- Khawaraoji Location in Rajasthan Khawaraoji Location in India
- Coordinates: 26°46′46″N 76°29′02″E﻿ / ﻿26.77944°N 76.48389°E
- Country: India
- State: Rajasthan
- District: Dausa

Population (2011)
- • Total: 7,373
- Time zone: UTC+5:30 (IST)
- PIN: 303506

= Khawaraoji =

Khawaraoji is a village located in the Dausa district of the Indian state of Rajasthan.

== Geography ==
Khawaraoji is a village located in the Dausa district of Rajasthan, India. It is known for its beauty and the old kingdom of Chauhans. It is located around 26 km from Dausa.

The village is surrounded by the Aravali hills on one side, and the rest is covered by Khawaraoji Fort. It is known for the red stone which is used in the architecture. Two forts are located in Khawaraoji Village; one on top of the hill and another in the foothills.

Khawaraoji is located near the Golden Tourism triangle of India (Delhi, Jaipur, Agra).
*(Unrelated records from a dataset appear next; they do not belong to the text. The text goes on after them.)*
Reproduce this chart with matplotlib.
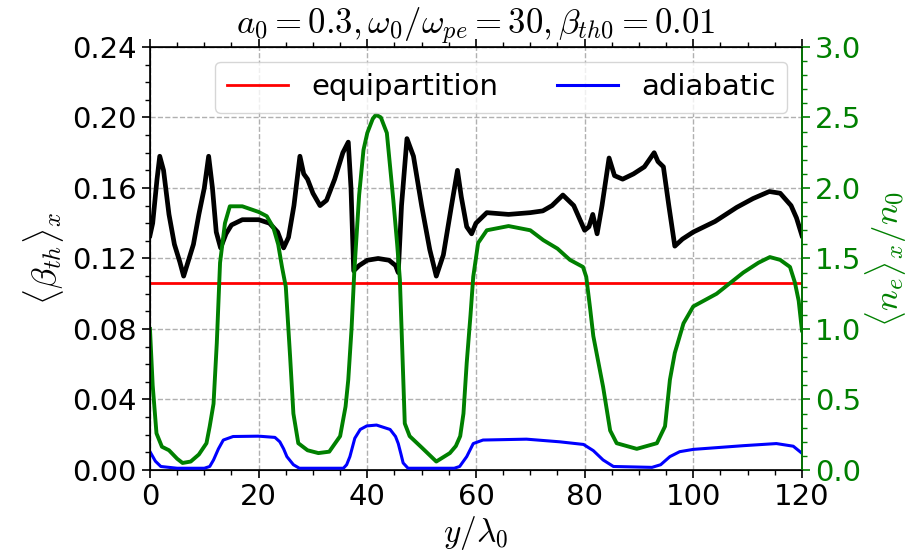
import numpy as np
import matplotlib
matplotlib.use("Agg")
import matplotlib.pyplot as plt
from matplotlib.ticker import MultipleLocator, FormatStrFormatter

plt.rcParams['mathtext.fontset'] = 'cm'
plt.rcParams['font.size'] = 21

# <beta_th>_x (black, left axis)
beta_y = [0, 0.5, 1.3, 1.8, 2.5, 3.5, 4.5, 5.5, 6.2, 7,
          8, 9, 10, 10.8, 11.5, 12.2, 13, 14, 15, 17,
          20, 22, 23.5, 24.6, 25.5, 26.5, 27.6, 28.3, 29, 30,
          31.3, 32.5, 34, 35.5, 36.5, 37, 37.5, 38.5, 40, 42,
          44, 45.2, 45.7, 46.3, 47.3, 48.5, 50, 51.5, 52.7, 54,
          55.5, 56.6, 57.3, 58.3, 59.2, 60, 62, 66, 70, 72.3,
          74, 76, 78, 80, 80.8, 81.5, 82.3, 83.2, 84.5, 85.5,
          87, 89, 91, 92.8, 93.5, 94.5, 95.5, 96.6, 98, 100,
          104, 108, 111, 114, 116, 118, 119, 120]
beta_th = [0.133, 0.140, 0.165, 0.178, 0.170, 0.145, 0.128, 0.118, 0.110, 0.118,
           0.128, 0.145, 0.160, 0.178, 0.160, 0.135, 0.126, 0.134, 0.139, 0.142,
           0.142, 0.140, 0.135, 0.126, 0.132, 0.150, 0.178, 0.168, 0.165, 0.157,
           0.150, 0.153, 0.165, 0.180, 0.186, 0.160, 0.113, 0.116, 0.119, 0.120,
           0.119, 0.116, 0.112, 0.150, 0.188, 0.178, 0.150, 0.125, 0.110, 0.122,
           0.150, 0.170, 0.155, 0.138, 0.134, 0.140, 0.146, 0.145, 0.146, 0.147,
           0.150, 0.156, 0.150, 0.136, 0.138, 0.145, 0.134, 0.150, 0.177, 0.167,
           0.165, 0.168, 0.172, 0.180, 0.175, 0.172, 0.150, 0.127, 0.131, 0.135,
           0.141, 0.149, 0.154, 0.158, 0.157, 0.150, 0.143, 0.133]

# equipartition level
beta_eq = 0.1063

# adiabatic (blue, left axis)
adi_y = [0, 1, 2, 5, 10, 11, 11.7, 12.6, 13.5, 15.3,
         20, 23, 23.9, 24.6, 25.2, 26.4, 27.5, 35.6, 36.2, 36.8,
         37.7, 38.7, 39.9, 41.7, 44.2, 45.2, 45.7, 46.2, 46.6, 47.5,
         56, 57, 58.3, 59.5, 61.3, 69.3, 75.4, 79.8, 81.6, 83.4,
         85.3, 92.4, 94, 95.7, 97.5, 100, 109.2, 115.3, 118.4, 120]
adiabatic = [0.0104, 0.005, 0.002, 0.001, 0.001, 0.002, 0.0057, 0.012, 0.017, 0.019,
             0.0192, 0.0185, 0.016, 0.012, 0.0076, 0.003, 0.001, 0.001, 0.003, 0.0076,
             0.018, 0.023, 0.025, 0.0255, 0.023, 0.019, 0.015, 0.009, 0.004, 0.001,
             0.001, 0.002, 0.0076, 0.015, 0.017, 0.0175, 0.016, 0.0145, 0.011, 0.0057,
             0.002, 0.0015, 0.003, 0.0076, 0.0104, 0.0117, 0.0138, 0.015, 0.0135, 0.0095]

# <n_e>_x / n_0 (green, right axis)
dens_y = [0, 0.5, 1.2, 2.2, 3.5, 5, 6, 7.5, 9, 10.4,
          11, 11.7, 12.3, 12.9, 13.8, 14.7, 17, 20, 21.5, 22.7,
          23.6, 24.3, 25, 25.8, 26.4, 27.3, 29, 31, 33, 35,
          36, 36.5, 37.1, 37.6, 38.5, 39.3, 40, 41, 41.6, 42.5,
          43.6, 44.8, 45.5, 46, 46.9, 47.8, 50, 52.7, 55.2, 56.3,
          57.1, 57.7, 58.3, 59, 59.5, 60.4, 62, 66, 70, 72.4,
          75, 77.3, 79.7, 80.3, 81, 81.6, 83.4, 84.7, 85.9, 89.6,
          93.3, 94.8, 95.7, 96.6, 98.2, 100, 104.3, 109.2, 112, 114.1,
          116, 117.8, 118.7, 119.4, 120]
density = [1.0, 0.60, 0.26, 0.165, 0.14, 0.08, 0.05, 0.06, 0.11, 0.19,
           0.31, 0.47, 0.90, 1.47, 1.75, 1.87, 1.87, 1.83, 1.80, 1.72,
           1.60, 1.44, 1.30, 0.80, 0.40, 0.19, 0.14, 0.12, 0.13, 0.24,
           0.45, 0.64, 1.0, 1.40, 1.95, 2.27, 2.39, 2.49, 2.52, 2.50,
           2.39, 1.91, 1.60, 1.35, 0.33, 0.24, 0.16, 0.06, 0.12, 0.17,
           0.24, 0.40, 0.76, 1.10, 1.37, 1.61, 1.70, 1.73, 1.70, 1.63,
           1.57, 1.49, 1.44, 1.37, 1.15, 0.95, 0.59, 0.28, 0.19, 0.15,
           0.19, 0.31, 0.64, 0.83, 1.04, 1.16, 1.25, 1.40, 1.47, 1.51,
           1.49, 1.44, 1.33, 1.20, 0.99]

green = 'green'

fig = plt.figure(figsize=(9.24, 5.59), dpi=100)
ax1 = fig.add_axes([0.1623, 0.1592, 0.7056, 0.7568])
ax2 = ax1.twinx()

ax1.plot(beta_y, beta_th, color='black', lw=3.4, zorder=3)
l_eq = ax1.axhline(beta_eq, color='red', lw=2, label='equipartition', zorder=2)
l_ad, = ax1.plot(adi_y, adiabatic, color='blue', lw=2.2, label='adiabatic', zorder=3)
ax2.plot(dens_y, density, color=green, lw=2.8)

ax1.set_xlim(0, 120)
ax1.set_ylim(0, 0.24)
ax2.set_ylim(0, 3.0)

ax1.xaxis.set_major_locator(MultipleLocator(20))
ax1.xaxis.set_minor_locator(MultipleLocator(5))
ax1.yaxis.set_major_locator(MultipleLocator(0.04))
ax1.yaxis.set_minor_locator(MultipleLocator(0.01))
ax1.yaxis.set_major_formatter(FormatStrFormatter('%.2f'))
ax2.yaxis.set_major_locator(MultipleLocator(0.5))
ax2.yaxis.set_minor_locator(MultipleLocator(0.1))
ax2.yaxis.set_major_formatter(FormatStrFormatter('%.1f'))

ax1.tick_params(which='both', direction='out', top=True, labelsize=21)
ax1.tick_params(which='major', length=6, width=1.2)
ax1.tick_params(which='minor', length=3.5, width=1)
ax2.tick_params(which='both', direction='out', colors=green, labelsize=21)
ax2.tick_params(which='major', length=6, width=1.2)
ax2.tick_params(which='minor', length=3.5, width=1)
ax2.spines['right'].set_color(green)
for sp in ax1.spines.values():
    sp.set_linewidth(1.2)
ax2.spines['right'].set_linewidth(1.2)

ax1.grid(True, which='major', color='#b0b0b0', linestyle='--', lw=1)

ax1.set_xlabel(r'$y/\lambda_0$', fontsize=24, labelpad=2)
ax1.set_ylabel(r'$\langle\beta_{th}\rangle_x$', fontsize=25, labelpad=4)
ax2.set_ylabel(r'$\langle n_e\rangle_x/n_0$', fontsize=25, color=green, labelpad=2)
ax1.set_title(r'$a_0=0.3, \omega_0/\omega_{pe}=30, \beta_{th0}=0.01$', fontsize=25, pad=3)

ax2.legend([l_eq, l_ad], ['equipartition', 'adiabatic'], loc='upper right',
           ncol=2, fontsize=21, handlelength=2.1, columnspacing=2.0)

fig.savefig('out.png', dpi=100)
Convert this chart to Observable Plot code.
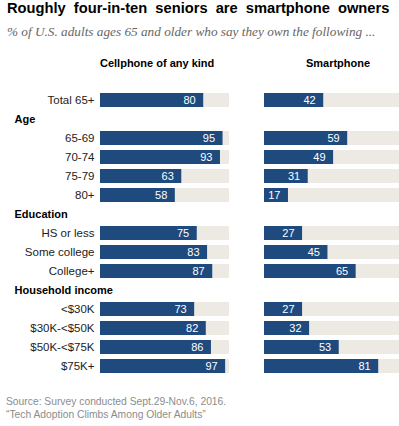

The nearest airport is the Jaipur Airport with a travel distance of 86.6 km.

Hapawas and Paparda are nearest village to Khawaraoji.

== Demographics ==
According to the 2011 census, Khawaraoji has a population of 7,373. The overall literacy rate of the village is 58.01% with male literacy of 72.07% and female literacy of 42.69%. Sex Ratio of Khawaraoji village is 908 which is lower than Rajasthan state average of 928.

== Kingdom of Khawaraoji ==
The chauhans era began in the 16th century. 210 villages were under the control of khawaraoji. Khawaraoji is the fief of Thikana during the Rajput period. Rao Vishwak singh chauhan is the current Rao of Khawaraoji.

== Khawaraoji Fort (Hotel Khawa Palace) ==
The old Fort was renovated as a heritage hotel (Hotel Khawa Palace) with ancient architecture and a display of heritage. The fort is located on the upper part of the village. Thakur Karan Singh Rao built this palace in 1653 to rule his Kingdom. The fort is surrounded partly by Amol Ghati, and the rest by mountains that offer a panoramic view.